A Line of Code is Worth a Thousand Pictures

March 20th, 2019

Just looking at Seinarukana's old project files gives me an ulcer.

Last time on this misadventure:

Battle Moon Wars SDK
Galaxy Angel/Moonlit Lovers SDK
Daibanchou – Big Bang Age SDK
Eternal Lovers SDK
Kamidori SDK
AQLoop SDK
Duel Savior/Xross Scramble SDK
Bumper Baby Banchou SDK

Seinarukana and Littlewitch Romanesque Image Generation Scripting

I'm not comfortable sharing the tooling I was given for Seinarukana (not that it'd be useful since it was literally just some dude's workspace packaged up) and am contractually obligated not to share the proprietary tools given for Littlewitch Romanesque (which were not used for 99% of the work I did anyway, nor supplied until long after translation was complete), but the two did share something godawful in common. They both utterly adored using images instead of text boxes. For Seinarukana, it was mostly in the skill and character descriptions. Seems like there wouldn't be too many of those, but you'd be grossly mistaken. Every single skill was unique. If two characters appeared to have the same skill, you're wrong. They just happened to have skills with the same name, same description, and probably the same effects. An uncomfortable amount of the time, however, the actual effects differed, and some of them were just straight up bugged, like missing a minus sign on a stat adjustment so they buffed something they should be debuffing. Fixing that was… an undertaking. One that I would later learn was wiped out after the fact without telling me.

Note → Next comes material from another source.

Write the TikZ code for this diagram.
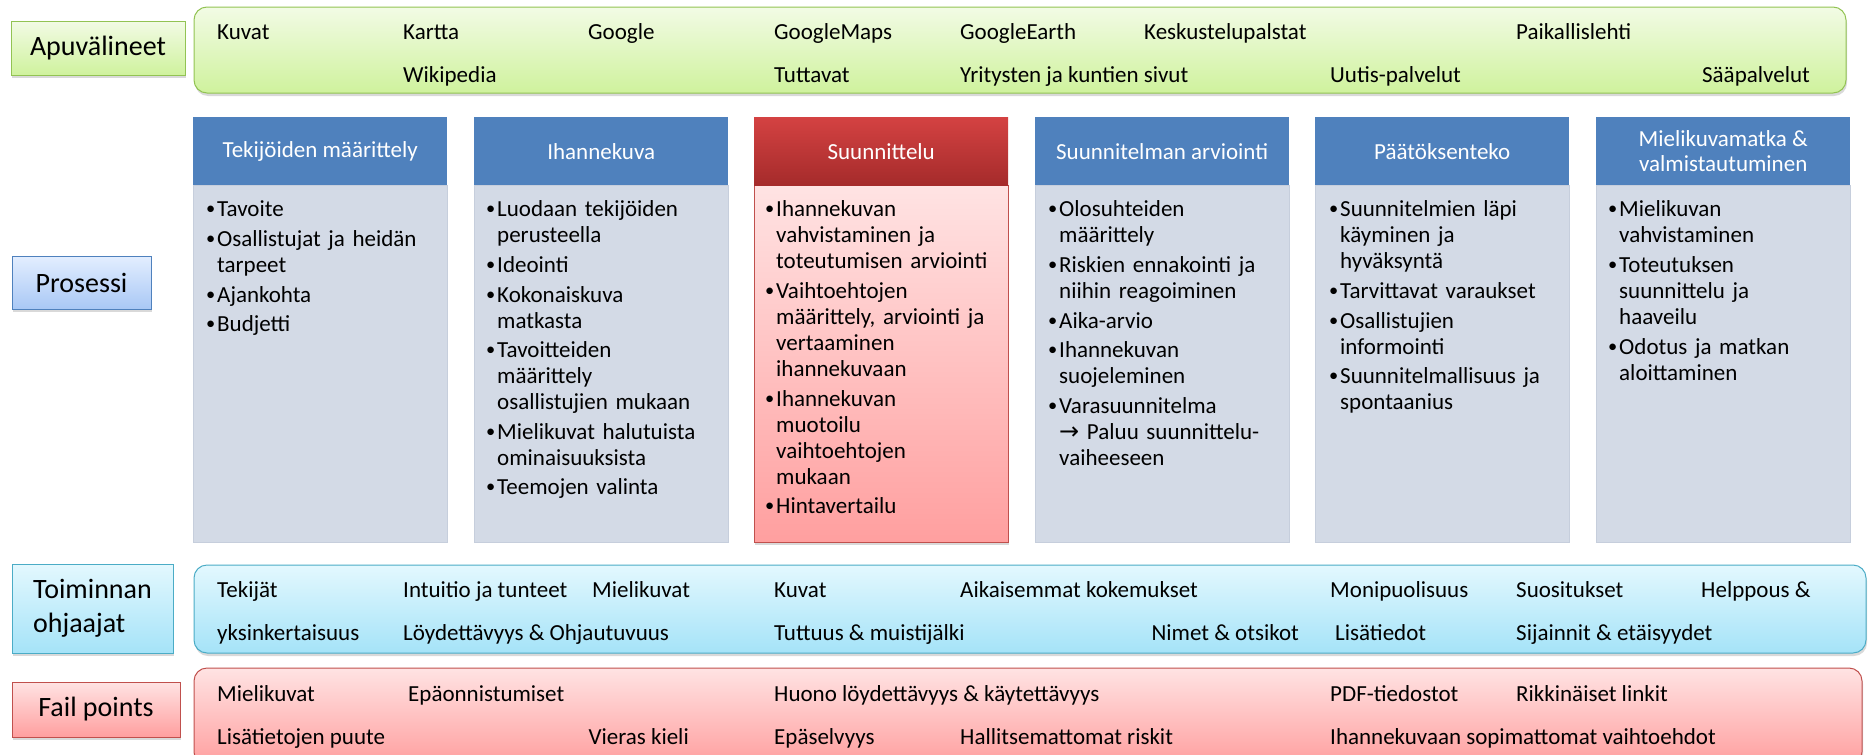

But anyway, every description was an entire paragraph, some spread across multiple pages. One of the first things done was to force a template where one didn't exist in the Japanese. The first page was a translation of the original description, and the second page was a list of the skill's actual effects, which didn't exist at all originally. Yeah, that's right. You just had to read the description, hope that it was accurate, and then remember whatever it did by what you saw in battle. Again, many were not accurate. To create the images, I made a ginormous spreadsheet of every single skill, a Photoshop template, and a script that would combine the two into a series of layers that could then just be dumped out to separate files. Technically, there was also a script for converting the spreadsheet into a more sleek csv because Photoshop's script processing is… inefficient.

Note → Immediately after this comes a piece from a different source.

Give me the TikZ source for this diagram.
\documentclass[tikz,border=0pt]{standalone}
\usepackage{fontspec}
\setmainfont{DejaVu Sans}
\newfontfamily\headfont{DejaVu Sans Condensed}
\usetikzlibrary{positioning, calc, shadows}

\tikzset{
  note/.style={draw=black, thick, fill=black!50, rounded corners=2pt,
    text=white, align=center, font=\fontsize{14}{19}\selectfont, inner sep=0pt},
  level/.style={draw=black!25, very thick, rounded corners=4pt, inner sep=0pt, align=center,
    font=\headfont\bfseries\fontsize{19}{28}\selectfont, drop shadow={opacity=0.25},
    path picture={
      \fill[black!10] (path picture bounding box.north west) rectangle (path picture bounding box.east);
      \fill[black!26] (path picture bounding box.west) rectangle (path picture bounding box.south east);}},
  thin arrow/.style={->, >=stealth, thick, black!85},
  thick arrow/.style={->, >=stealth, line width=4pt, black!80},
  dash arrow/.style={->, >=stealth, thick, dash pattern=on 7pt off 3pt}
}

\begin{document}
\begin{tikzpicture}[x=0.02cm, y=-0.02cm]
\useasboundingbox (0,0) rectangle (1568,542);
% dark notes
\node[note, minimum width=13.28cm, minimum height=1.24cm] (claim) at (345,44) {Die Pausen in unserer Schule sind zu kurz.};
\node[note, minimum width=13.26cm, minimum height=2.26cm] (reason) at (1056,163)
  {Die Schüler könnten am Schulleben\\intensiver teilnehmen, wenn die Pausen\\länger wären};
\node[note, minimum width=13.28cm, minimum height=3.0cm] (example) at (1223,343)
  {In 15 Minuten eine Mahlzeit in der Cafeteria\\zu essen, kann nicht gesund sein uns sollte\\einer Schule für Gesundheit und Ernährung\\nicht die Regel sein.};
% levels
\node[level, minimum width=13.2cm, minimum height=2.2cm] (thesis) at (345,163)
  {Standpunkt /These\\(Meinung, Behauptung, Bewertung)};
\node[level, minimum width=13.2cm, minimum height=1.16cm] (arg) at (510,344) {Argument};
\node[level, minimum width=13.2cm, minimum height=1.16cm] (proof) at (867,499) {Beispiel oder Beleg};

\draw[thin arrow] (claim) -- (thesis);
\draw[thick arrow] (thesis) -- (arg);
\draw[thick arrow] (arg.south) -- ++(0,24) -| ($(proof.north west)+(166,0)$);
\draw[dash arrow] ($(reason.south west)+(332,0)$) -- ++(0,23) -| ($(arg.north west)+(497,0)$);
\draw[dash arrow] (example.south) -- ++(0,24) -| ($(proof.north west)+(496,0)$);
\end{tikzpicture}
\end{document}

skprof005-025-001.png;By cleansing the body and mind, this skill lets the user quickly absorb outside power and add it to their own, as well as sharing it with those around them.
skprof005-025-002.png;Trigger: Ally Attack Skill@rAll Allies Combat Mana Up@rAll Allies All Attributes Up@rAnti-Banish

The three files in the rar above were used to create literally tens of thousands of images and save me all manner of hassle. And if you're wondering why there's a green and red area in the PSD template, it's because every skill description image actually bleeds over into other parts of the interface. Those parts are just intentionally left blank on everything. Seinarukana's internals are a goddamned mess.

Romanesque was more complicated and also more hacked together. A lot of its text was text, thank the gods. A lot of things weren't though. For example, the spell names below. There were about 8 versions of each individual spell name for use in different places and contexts. A different approach was used here (not created by me). Since the game's files are virtually all xmls, one of the ones with the spell names was grabbed and a php script put together that would pull the spell names and then feed them to Imagemagick to create an image. Unlike Seinarukana, LWR handles changes in image size smoothly.

 

But wait, there's more and worse. Another place where the image-as-text problem comes up is in the backlog. All character names are text, and worse, they all have an icon associated with them. And there's close to a hundred of those since each random one-off NPC has its own name and icon. A similar approach was used there. A random xml with all the names was available, and php script modified to pull them out and Imagemagick used to create the text. It also then required an extra step to crop out the original text, leaving the icon, and then another one to append the new text to the existing icon.

And that's the story of how, if ever asked to do any image work or scripting in any official project ever again, the answer will be "Not my problem."